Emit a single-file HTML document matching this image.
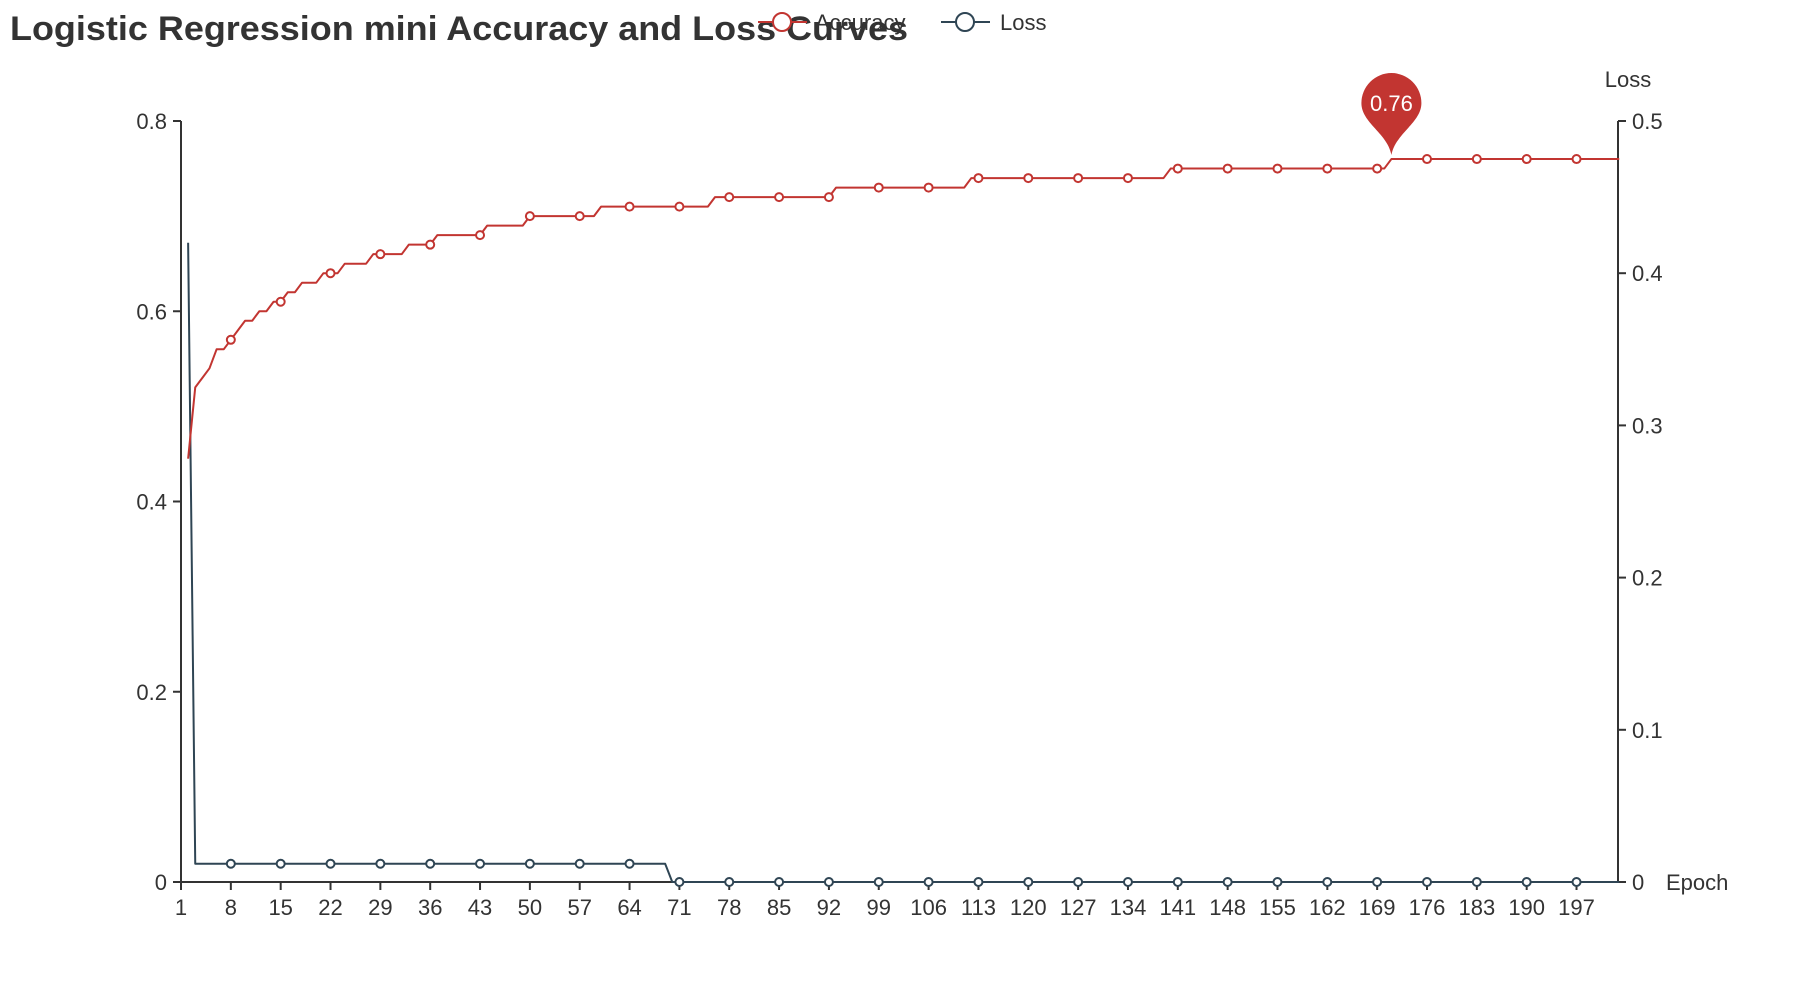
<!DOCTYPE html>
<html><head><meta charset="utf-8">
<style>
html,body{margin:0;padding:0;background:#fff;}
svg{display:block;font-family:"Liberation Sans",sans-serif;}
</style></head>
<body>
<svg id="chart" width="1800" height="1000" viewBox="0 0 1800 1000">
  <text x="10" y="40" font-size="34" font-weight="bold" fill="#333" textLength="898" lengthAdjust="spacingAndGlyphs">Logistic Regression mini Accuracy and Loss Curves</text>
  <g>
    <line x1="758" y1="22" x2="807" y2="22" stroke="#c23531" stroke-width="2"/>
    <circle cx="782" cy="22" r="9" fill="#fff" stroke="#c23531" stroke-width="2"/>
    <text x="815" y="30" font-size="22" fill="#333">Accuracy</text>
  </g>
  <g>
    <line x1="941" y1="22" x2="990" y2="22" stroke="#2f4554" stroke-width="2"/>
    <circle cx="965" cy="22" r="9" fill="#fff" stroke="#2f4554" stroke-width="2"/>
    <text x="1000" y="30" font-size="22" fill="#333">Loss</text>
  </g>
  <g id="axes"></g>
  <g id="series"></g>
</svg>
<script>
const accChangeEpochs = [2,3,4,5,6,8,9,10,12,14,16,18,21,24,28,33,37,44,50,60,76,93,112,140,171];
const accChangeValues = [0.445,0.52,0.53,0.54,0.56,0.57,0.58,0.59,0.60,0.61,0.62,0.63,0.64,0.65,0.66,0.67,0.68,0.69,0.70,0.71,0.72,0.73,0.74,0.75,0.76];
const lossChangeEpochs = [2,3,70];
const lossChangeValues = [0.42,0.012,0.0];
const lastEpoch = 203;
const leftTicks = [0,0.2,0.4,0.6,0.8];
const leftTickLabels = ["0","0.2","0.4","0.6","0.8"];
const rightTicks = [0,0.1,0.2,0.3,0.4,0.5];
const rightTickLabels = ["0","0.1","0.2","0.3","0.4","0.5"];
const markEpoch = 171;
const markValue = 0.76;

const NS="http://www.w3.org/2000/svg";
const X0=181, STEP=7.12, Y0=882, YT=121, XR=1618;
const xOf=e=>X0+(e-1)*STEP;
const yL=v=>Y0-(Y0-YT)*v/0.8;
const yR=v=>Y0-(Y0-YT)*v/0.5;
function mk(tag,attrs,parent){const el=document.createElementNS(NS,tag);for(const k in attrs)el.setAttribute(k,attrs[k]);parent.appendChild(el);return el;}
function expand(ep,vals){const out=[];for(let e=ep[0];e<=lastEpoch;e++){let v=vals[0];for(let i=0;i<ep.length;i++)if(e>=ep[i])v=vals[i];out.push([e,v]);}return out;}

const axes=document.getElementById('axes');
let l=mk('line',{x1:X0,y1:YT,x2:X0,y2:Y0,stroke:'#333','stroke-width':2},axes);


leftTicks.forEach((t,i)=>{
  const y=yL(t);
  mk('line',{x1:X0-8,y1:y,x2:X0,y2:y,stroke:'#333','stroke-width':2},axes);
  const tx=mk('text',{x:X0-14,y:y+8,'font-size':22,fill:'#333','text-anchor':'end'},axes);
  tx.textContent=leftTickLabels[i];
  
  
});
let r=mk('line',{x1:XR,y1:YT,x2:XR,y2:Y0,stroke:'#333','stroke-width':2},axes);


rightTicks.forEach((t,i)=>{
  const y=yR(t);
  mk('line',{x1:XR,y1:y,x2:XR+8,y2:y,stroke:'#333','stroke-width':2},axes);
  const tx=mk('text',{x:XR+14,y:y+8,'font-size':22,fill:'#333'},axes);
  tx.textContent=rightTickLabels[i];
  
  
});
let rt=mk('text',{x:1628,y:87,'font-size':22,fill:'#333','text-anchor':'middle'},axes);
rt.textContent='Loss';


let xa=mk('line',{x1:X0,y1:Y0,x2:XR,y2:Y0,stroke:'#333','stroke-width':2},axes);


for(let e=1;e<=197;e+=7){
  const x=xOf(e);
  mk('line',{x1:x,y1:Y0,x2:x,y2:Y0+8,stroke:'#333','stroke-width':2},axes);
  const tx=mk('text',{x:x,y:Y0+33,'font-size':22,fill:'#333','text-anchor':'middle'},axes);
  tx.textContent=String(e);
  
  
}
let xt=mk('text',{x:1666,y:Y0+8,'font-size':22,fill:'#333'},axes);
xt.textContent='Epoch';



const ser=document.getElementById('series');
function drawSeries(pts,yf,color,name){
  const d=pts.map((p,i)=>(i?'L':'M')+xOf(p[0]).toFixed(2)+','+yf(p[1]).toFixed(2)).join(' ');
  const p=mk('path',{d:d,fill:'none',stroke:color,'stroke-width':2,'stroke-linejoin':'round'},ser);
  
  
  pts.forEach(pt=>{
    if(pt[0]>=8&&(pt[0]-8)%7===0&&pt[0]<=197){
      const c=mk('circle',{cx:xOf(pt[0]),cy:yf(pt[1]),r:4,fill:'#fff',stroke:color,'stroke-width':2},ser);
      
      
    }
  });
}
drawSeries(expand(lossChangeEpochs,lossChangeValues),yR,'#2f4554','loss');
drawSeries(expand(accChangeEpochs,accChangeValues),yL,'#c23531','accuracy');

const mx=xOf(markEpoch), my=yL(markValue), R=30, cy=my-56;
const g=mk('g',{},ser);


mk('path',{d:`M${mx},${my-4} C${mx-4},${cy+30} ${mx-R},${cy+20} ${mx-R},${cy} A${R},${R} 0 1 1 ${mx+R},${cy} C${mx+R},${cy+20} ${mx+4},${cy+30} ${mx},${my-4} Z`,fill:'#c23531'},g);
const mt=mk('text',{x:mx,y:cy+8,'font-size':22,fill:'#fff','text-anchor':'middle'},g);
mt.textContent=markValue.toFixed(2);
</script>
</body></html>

*-*-*

WHAT YOU ARE ASKED TO DO => Output the data exactly. Pictures don't belong in the result.

EXERCISE SOLUTION =>
Emit a single-file HTML document matching this image.
<!DOCTYPE html>
<html><head><meta charset="utf-8">
<style>
html,body{margin:0;padding:0;background:#fff;}
svg{display:block;font-family:"Liberation Sans",sans-serif;}
</style></head>
<body>
<svg id="chart" width="1800" height="1000" viewBox="0 0 1800 1000">
  <text x="10" y="40" font-size="34" font-weight="bold" fill="#333" textLength="898" lengthAdjust="spacingAndGlyphs">Logistic Regression mini Accuracy and Loss Curves</text>
  <g>
    <line x1="758" y1="22" x2="807" y2="22" stroke="#c23531" stroke-width="2"/>
    <circle cx="782" cy="22" r="9" fill="#fff" stroke="#c23531" stroke-width="2"/>
    <text x="815" y="30" font-size="22" fill="#333">Accuracy</text>
  </g>
  <g>
    <line x1="941" y1="22" x2="990" y2="22" stroke="#2f4554" stroke-width="2"/>
    <circle cx="965" cy="22" r="9" fill="#fff" stroke="#2f4554" stroke-width="2"/>
    <text x="1000" y="30" font-size="22" fill="#333">Loss</text>
  </g>
  <g id="axes"></g>
  <g id="series"></g>
</svg>
<script>
const accChangeEpochs = [2,3,4,5,6,8,9,10,12,14,16,18,21,24,28,33,37,44,50,60,76,93,112,140,171];
const accChangeValues = [0.445,0.52,0.53,0.54,0.56,0.57,0.58,0.59,0.60,0.61,0.62,0.63,0.64,0.65,0.66,0.67,0.68,0.69,0.70,0.71,0.72,0.73,0.74,0.75,0.76];
const lossChangeEpochs = [2,3,70];
const lossChangeValues = [0.42,0.012,0.0];
const lastEpoch = 203;
const leftTicks = [0,0.2,0.4,0.6,0.8];
const leftTickLabels = ["0","0.2","0.4","0.6","0.8"];
const rightTicks = [0,0.1,0.2,0.3,0.4,0.5];
const rightTickLabels = ["0","0.1","0.2","0.3","0.4","0.5"];
const markEpoch = 171;
const markValue = 0.76;

const NS="http://www.w3.org/2000/svg";
const X0=181, STEP=7.12, Y0=882, YT=121, XR=1618;
const xOf=e=>X0+(e-1)*STEP;
const yL=v=>Y0-(Y0-YT)*v/0.8;
const yR=v=>Y0-(Y0-YT)*v/0.5;
function mk(tag,attrs,parent){const el=document.createElementNS(NS,tag);for(const k in attrs)el.setAttribute(k,attrs[k]);parent.appendChild(el);return el;}
function expand(ep,vals){const out=[];for(let e=ep[0];e<=lastEpoch;e++){let v=vals[0];for(let i=0;i<ep.length;i++)if(e>=ep[i])v=vals[i];out.push([e,v]);}return out;}

const axes=document.getElementById('axes');
let l=mk('line',{x1:X0,y1:YT,x2:X0,y2:Y0,stroke:'#333','stroke-width':2},axes);


leftTicks.forEach((t,i)=>{
  const y=yL(t);
  mk('line',{x1:X0-8,y1:y,x2:X0,y2:y,stroke:'#333','stroke-width':2},axes);
  const tx=mk('text',{x:X0-14,y:y+8,'font-size':22,fill:'#333','text-anchor':'end'},axes);
  tx.textContent=leftTickLabels[i];
  
  
});
let r=mk('line',{x1:XR,y1:YT,x2:XR,y2:Y0,stroke:'#333','stroke-width':2},axes);


rightTicks.forEach((t,i)=>{
  const y=yR(t);
  mk('line',{x1:XR,y1:y,x2:XR+8,y2:y,stroke:'#333','stroke-width':2},axes);
  const tx=mk('text',{x:XR+14,y:y+8,'font-size':22,fill:'#333'},axes);
  tx.textContent=rightTickLabels[i];
  
  
});
let rt=mk('text',{x:1628,y:87,'font-size':22,fill:'#333','text-anchor':'middle'},axes);
rt.textContent='Loss';


let xa=mk('line',{x1:X0,y1:Y0,x2:XR,y2:Y0,stroke:'#333','stroke-width':2},axes);


for(let e=1;e<=197;e+=7){
  const x=xOf(e);
  mk('line',{x1:x,y1:Y0,x2:x,y2:Y0+8,stroke:'#333','stroke-width':2},axes);
  const tx=mk('text',{x:x,y:Y0+33,'font-size':22,fill:'#333','text-anchor':'middle'},axes);
  tx.textContent=String(e);
  
  
}
let xt=mk('text',{x:1666,y:Y0+8,'font-size':22,fill:'#333'},axes);
xt.textContent='Epoch';



const ser=document.getElementById('series');
function drawSeries(pts,yf,color,name){
  const d=pts.map((p,i)=>(i?'L':'M')+xOf(p[0]).toFixed(2)+','+yf(p[1]).toFixed(2)).join(' ');
  const p=mk('path',{d:d,fill:'none',stroke:color,'stroke-width':2,'stroke-linejoin':'round'},ser);
  
  
  pts.forEach(pt=>{
    if(pt[0]>=8&&(pt[0]-8)%7===0&&pt[0]<=197){
      const c=mk('circle',{cx:xOf(pt[0]),cy:yf(pt[1]),r:4,fill:'#fff',stroke:color,'stroke-width':2},ser);
      
      
    }
  });
}
drawSeries(expand(lossChangeEpochs,lossChangeValues),yR,'#2f4554','loss');
drawSeries(expand(accChangeEpochs,accChangeValues),yL,'#c23531','accuracy');

const mx=xOf(markEpoch), my=yL(markValue), R=30, cy=my-56;
const g=mk('g',{},ser);


mk('path',{d:`M${mx},${my-4} C${mx-4},${cy+30} ${mx-R},${cy+20} ${mx-R},${cy} A${R},${R} 0 1 1 ${mx+R},${cy} C${mx+R},${cy+20} ${mx+4},${cy+30} ${mx},${my-4} Z`,fill:'#c23531'},g);
const mt=mk('text',{x:mx,y:cy+8,'font-size':22,fill:'#fff','text-anchor':'middle'},g);
mt.textContent=markValue.toFixed(2);
</script>
</body></html>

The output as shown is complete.